**What to produce**
Write out the material exactly, without any of its pictures.

========================================================================

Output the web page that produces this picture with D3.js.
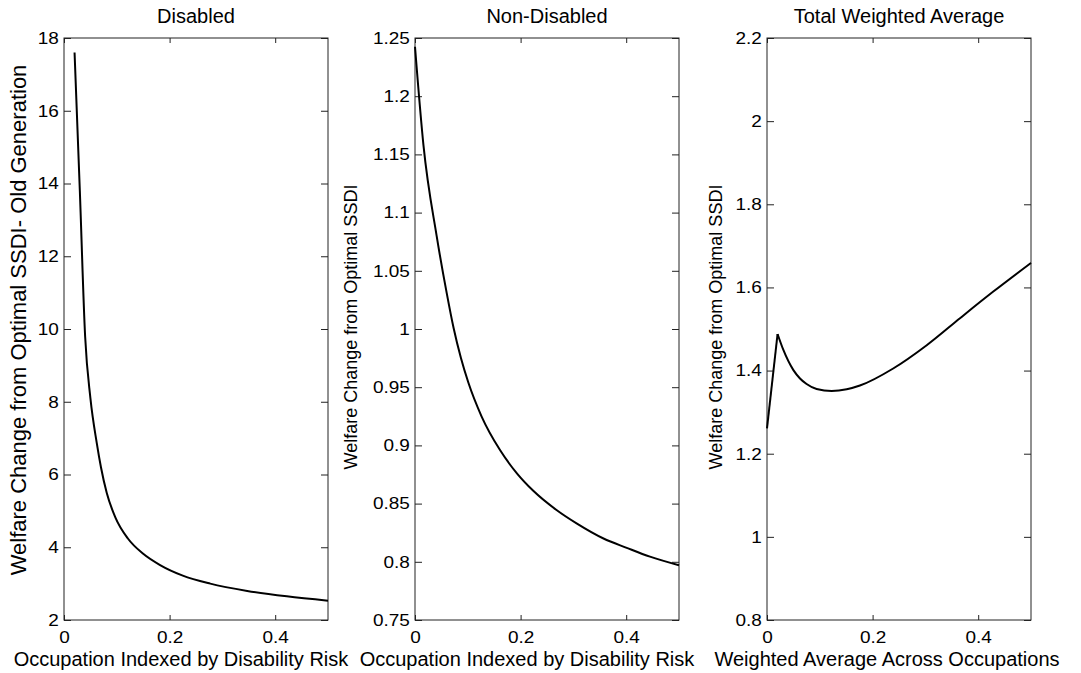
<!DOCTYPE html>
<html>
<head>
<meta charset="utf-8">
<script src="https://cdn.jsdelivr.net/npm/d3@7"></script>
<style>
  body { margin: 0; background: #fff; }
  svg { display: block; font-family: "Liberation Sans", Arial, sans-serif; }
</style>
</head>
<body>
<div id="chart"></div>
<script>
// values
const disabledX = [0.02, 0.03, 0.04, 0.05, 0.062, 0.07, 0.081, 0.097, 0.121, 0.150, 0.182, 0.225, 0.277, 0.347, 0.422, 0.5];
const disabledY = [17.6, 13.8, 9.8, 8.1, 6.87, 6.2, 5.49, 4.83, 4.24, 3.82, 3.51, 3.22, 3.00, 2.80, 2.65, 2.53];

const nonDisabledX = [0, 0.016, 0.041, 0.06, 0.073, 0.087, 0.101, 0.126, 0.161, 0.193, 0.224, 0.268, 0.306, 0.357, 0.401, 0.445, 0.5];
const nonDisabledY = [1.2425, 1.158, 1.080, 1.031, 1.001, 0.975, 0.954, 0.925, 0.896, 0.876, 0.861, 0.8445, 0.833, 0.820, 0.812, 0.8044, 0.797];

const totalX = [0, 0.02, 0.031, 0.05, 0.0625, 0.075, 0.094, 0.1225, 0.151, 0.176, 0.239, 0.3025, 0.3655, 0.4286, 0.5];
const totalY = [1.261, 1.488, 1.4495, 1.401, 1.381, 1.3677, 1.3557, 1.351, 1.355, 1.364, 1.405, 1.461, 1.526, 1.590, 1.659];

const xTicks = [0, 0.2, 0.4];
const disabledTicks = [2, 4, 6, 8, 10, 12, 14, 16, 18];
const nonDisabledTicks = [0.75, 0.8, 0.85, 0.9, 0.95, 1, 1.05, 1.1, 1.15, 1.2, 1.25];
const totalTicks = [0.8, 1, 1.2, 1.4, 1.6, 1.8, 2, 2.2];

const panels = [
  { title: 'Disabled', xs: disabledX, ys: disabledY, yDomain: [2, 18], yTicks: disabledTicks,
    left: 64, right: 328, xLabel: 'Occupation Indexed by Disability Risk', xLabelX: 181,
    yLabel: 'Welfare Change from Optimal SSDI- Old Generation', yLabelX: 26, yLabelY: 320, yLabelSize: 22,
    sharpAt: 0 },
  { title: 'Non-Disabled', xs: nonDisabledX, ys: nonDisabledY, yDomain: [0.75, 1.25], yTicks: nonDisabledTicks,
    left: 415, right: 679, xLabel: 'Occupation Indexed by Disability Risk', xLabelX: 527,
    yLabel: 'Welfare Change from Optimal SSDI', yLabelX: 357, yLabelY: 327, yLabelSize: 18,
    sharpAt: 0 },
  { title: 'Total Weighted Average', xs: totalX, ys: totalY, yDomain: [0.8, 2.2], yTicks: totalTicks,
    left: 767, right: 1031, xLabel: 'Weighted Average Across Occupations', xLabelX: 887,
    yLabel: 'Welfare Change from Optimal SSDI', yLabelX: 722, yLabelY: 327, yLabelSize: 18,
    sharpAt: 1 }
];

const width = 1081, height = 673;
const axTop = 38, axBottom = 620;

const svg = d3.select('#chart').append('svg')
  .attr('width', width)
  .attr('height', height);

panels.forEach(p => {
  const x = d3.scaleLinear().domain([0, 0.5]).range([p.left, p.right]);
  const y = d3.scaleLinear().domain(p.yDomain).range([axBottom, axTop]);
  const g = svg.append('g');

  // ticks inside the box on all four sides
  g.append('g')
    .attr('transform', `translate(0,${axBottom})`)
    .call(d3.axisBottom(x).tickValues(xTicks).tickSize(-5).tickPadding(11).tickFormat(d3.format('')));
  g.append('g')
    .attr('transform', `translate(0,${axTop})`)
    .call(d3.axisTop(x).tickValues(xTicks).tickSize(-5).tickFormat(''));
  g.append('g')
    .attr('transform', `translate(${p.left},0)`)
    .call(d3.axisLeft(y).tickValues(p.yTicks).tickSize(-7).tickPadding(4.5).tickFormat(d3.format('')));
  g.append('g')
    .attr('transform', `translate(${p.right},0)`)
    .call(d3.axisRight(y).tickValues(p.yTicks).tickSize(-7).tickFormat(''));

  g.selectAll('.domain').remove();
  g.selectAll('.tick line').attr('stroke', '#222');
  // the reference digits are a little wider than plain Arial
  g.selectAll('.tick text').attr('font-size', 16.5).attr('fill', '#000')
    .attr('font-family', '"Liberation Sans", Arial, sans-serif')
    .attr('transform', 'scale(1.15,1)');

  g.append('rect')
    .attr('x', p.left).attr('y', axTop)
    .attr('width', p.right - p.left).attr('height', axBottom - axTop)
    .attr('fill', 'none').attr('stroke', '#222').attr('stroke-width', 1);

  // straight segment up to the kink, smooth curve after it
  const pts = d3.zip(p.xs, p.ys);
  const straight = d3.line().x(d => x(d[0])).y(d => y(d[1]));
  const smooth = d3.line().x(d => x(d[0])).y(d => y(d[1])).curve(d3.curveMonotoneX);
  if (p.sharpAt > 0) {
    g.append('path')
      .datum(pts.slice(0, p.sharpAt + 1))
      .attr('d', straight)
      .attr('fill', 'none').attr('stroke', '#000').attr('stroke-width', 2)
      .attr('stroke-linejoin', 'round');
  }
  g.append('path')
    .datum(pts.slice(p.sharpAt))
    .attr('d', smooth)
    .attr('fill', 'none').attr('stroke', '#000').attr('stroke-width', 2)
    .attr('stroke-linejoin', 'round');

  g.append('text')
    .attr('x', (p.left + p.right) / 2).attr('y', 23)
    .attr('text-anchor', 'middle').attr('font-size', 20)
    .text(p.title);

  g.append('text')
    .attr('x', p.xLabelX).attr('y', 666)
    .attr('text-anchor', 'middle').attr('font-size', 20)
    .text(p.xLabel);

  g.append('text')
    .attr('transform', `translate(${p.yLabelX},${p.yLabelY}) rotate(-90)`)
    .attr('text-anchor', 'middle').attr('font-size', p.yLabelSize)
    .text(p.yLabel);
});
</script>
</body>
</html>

========================================================================

**Correct answer**
Output the web page that produces this picture with D3.js.
<!DOCTYPE html>
<html>
<head>
<meta charset="utf-8">
<script src="https://cdn.jsdelivr.net/npm/d3@7"></script>
<style>
  body { margin: 0; background: #fff; }
  svg { display: block; font-family: "Liberation Sans", Arial, sans-serif; }
</style>
</head>
<body>
<div id="chart"></div>
<script>
// values
const disabledX = [0.02, 0.03, 0.04, 0.05, 0.062, 0.07, 0.081, 0.097, 0.121, 0.150, 0.182, 0.225, 0.277, 0.347, 0.422, 0.5];
const disabledY = [17.6, 13.8, 9.8, 8.1, 6.87, 6.2, 5.49, 4.83, 4.24, 3.82, 3.51, 3.22, 3.00, 2.80, 2.65, 2.53];

const nonDisabledX = [0, 0.016, 0.041, 0.06, 0.073, 0.087, 0.101, 0.126, 0.161, 0.193, 0.224, 0.268, 0.306, 0.357, 0.401, 0.445, 0.5];
const nonDisabledY = [1.2425, 1.158, 1.080, 1.031, 1.001, 0.975, 0.954, 0.925, 0.896, 0.876, 0.861, 0.8445, 0.833, 0.820, 0.812, 0.8044, 0.797];

const totalX = [0, 0.02, 0.031, 0.05, 0.0625, 0.075, 0.094, 0.1225, 0.151, 0.176, 0.239, 0.3025, 0.3655, 0.4286, 0.5];
const totalY = [1.261, 1.488, 1.4495, 1.401, 1.381, 1.3677, 1.3557, 1.351, 1.355, 1.364, 1.405, 1.461, 1.526, 1.590, 1.659];

const xTicks = [0, 0.2, 0.4];
const disabledTicks = [2, 4, 6, 8, 10, 12, 14, 16, 18];
const nonDisabledTicks = [0.75, 0.8, 0.85, 0.9, 0.95, 1, 1.05, 1.1, 1.15, 1.2, 1.25];
const totalTicks = [0.8, 1, 1.2, 1.4, 1.6, 1.8, 2, 2.2];

const panels = [
  { title: 'Disabled', xs: disabledX, ys: disabledY, yDomain: [2, 18], yTicks: disabledTicks,
    left: 64, right: 328, xLabel: 'Occupation Indexed by Disability Risk', xLabelX: 181,
    yLabel: 'Welfare Change from Optimal SSDI- Old Generation', yLabelX: 26, yLabelY: 320, yLabelSize: 22,
    sharpAt: 0 },
  { title: 'Non-Disabled', xs: nonDisabledX, ys: nonDisabledY, yDomain: [0.75, 1.25], yTicks: nonDisabledTicks,
    left: 415, right: 679, xLabel: 'Occupation Indexed by Disability Risk', xLabelX: 527,
    yLabel: 'Welfare Change from Optimal SSDI', yLabelX: 357, yLabelY: 327, yLabelSize: 18,
    sharpAt: 0 },
  { title: 'Total Weighted Average', xs: totalX, ys: totalY, yDomain: [0.8, 2.2], yTicks: totalTicks,
    left: 767, right: 1031, xLabel: 'Weighted Average Across Occupations', xLabelX: 887,
    yLabel: 'Welfare Change from Optimal SSDI', yLabelX: 722, yLabelY: 327, yLabelSize: 18,
    sharpAt: 1 }
];

const width = 1081, height = 673;
const axTop = 38, axBottom = 620;

const svg = d3.select('#chart').append('svg')
  .attr('width', width)
  .attr('height', height);

panels.forEach(p => {
  const x = d3.scaleLinear().domain([0, 0.5]).range([p.left, p.right]);
  const y = d3.scaleLinear().domain(p.yDomain).range([axBottom, axTop]);
  const g = svg.append('g');

  // ticks inside the box on all four sides
  g.append('g')
    .attr('transform', `translate(0,${axBottom})`)
    .call(d3.axisBottom(x).tickValues(xTicks).tickSize(-5).tickPadding(11).tickFormat(d3.format('')));
  g.append('g')
    .attr('transform', `translate(0,${axTop})`)
    .call(d3.axisTop(x).tickValues(xTicks).tickSize(-5).tickFormat(''));
  g.append('g')
    .attr('transform', `translate(${p.left},0)`)
    .call(d3.axisLeft(y).tickValues(p.yTicks).tickSize(-7).tickPadding(4.5).tickFormat(d3.format('')));
  g.append('g')
    .attr('transform', `translate(${p.right},0)`)
    .call(d3.axisRight(y).tickValues(p.yTicks).tickSize(-7).tickFormat(''));

  g.selectAll('.domain').remove();
  g.selectAll('.tick line').attr('stroke', '#222');
  // the reference digits are a little wider than plain Arial
  g.selectAll('.tick text').attr('font-size', 16.5).attr('fill', '#000')
    .attr('font-family', '"Liberation Sans", Arial, sans-serif')
    .attr('transform', 'scale(1.15,1)');

  g.append('rect')
    .attr('x', p.left).attr('y', axTop)
    .attr('width', p.right - p.left).attr('height', axBottom - axTop)
    .attr('fill', 'none').attr('stroke', '#222').attr('stroke-width', 1);

  // straight segment up to the kink, smooth curve after it
  const pts = d3.zip(p.xs, p.ys);
  const straight = d3.line().x(d => x(d[0])).y(d => y(d[1]));
  const smooth = d3.line().x(d => x(d[0])).y(d => y(d[1])).curve(d3.curveMonotoneX);
  if (p.sharpAt > 0) {
    g.append('path')
      .datum(pts.slice(0, p.sharpAt + 1))
      .attr('d', straight)
      .attr('fill', 'none').attr('stroke', '#000').attr('stroke-width', 2)
      .attr('stroke-linejoin', 'round');
  }
  g.append('path')
    .datum(pts.slice(p.sharpAt))
    .attr('d', smooth)
    .attr('fill', 'none').attr('stroke', '#000').attr('stroke-width', 2)
    .attr('stroke-linejoin', 'round');

  g.append('text')
    .attr('x', (p.left + p.right) / 2).attr('y', 23)
    .attr('text-anchor', 'middle').attr('font-size', 20)
    .text(p.title);

  g.append('text')
    .attr('x', p.xLabelX).attr('y', 666)
    .attr('text-anchor', 'middle').attr('font-size', 20)
    .text(p.xLabel);

  g.append('text')
    .attr('transform', `translate(${p.yLabelX},${p.yLabelY}) rotate(-90)`)
    .attr('text-anchor', 'middle').attr('font-size', p.yLabelSize)
    .text(p.yLabel);
});
</script>
</body>
</html>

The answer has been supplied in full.